Non, ou alors c’est un abus de mémoire. Quand la démarche est volontaire de la part d’un adulte, comme ceux qui visitent par exemple, tel ou tel musée consacré à l’Holocauste aux Etats-Unis et qui se voient remettre une photographie, un nom, une biographie ; tout cela peut s’expliquer. Mais en faire une obligation imposée à des enfants, non, ce n’est pas sain.

  • Pourquoi Nicolas Sarkozy revendique-t-il le droit de parler de religion depuis quelques mois ? En décembre, à Rome, en janvier à Ryad, et il y a deux jours, au dîner du Crif. ?

Sans doute parce qu’il a conscience d’un certain vide spirituel dans le moment présent en France. Mais il sort de son devoir de réserve, car le principe de laïcité touche l’autorité publique, et il se traduit par un devoir d’abstention de la part de la puissance publique en matière de croyance et d’incroyance. La laïcité ne s’oppose pas aux religions – que la chose soit claire – simplement elle s’oppose aux religions lorsqu’elles prétendent faire la loi, lorsqu’elles prétendent confondre le dogme et la loi. Et là, il me semble que le président, en s’exprimant comme personne privée, dans ses fonctions publiques, a fait une entorse sérieuse au principe de laïcité.

  • Et pourquoi selon vous, le revendique-t-il haut et fort, comme il le fait ?

Demandez-le-lui, je ne peux pas me mettre à sa place. Je suis convaincu de la sincérité de ses convictions, mais encore une fois, ce sont les convictions d’un individu. La République, si j’ose dire, n’a pas de convictions en matière religieuse. Elle est ni pour ni contre, cela ne la concerne pas.

  • Etes-vous inquiet pour la laïcité à la française ?

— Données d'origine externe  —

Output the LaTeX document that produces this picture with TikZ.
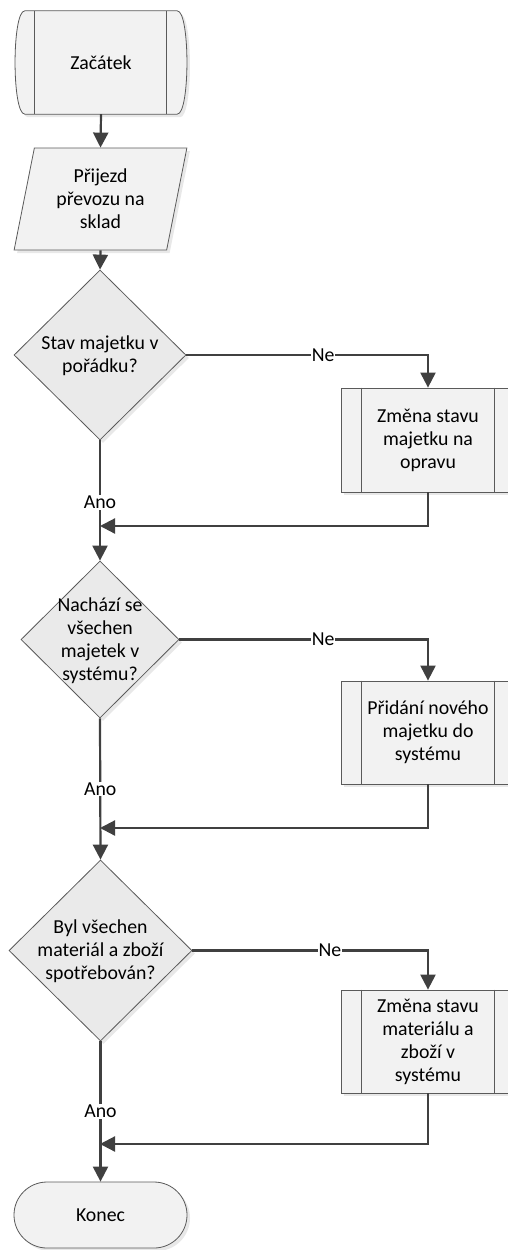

Oui. La laïcité suppose un Etat qui surplombe la société civile, qui se détache des passions communautaires, qui se détache des sentiments de tout un chacun. Or, là, nous avons une immersion de l’Etat dans la société qui ne peut que fragmenter celle-ci en communautés, dont chacune va bientôt réclamer ses musées, ses monuments, sa mémoire. Tout cela, me semble-t-il, nuit à la citoyenneté.

Régis Debray1

  1. Le dernier ouvrage de Régis Debray, « Un candide en Terre sainte », est paru aux Editions Gallimard.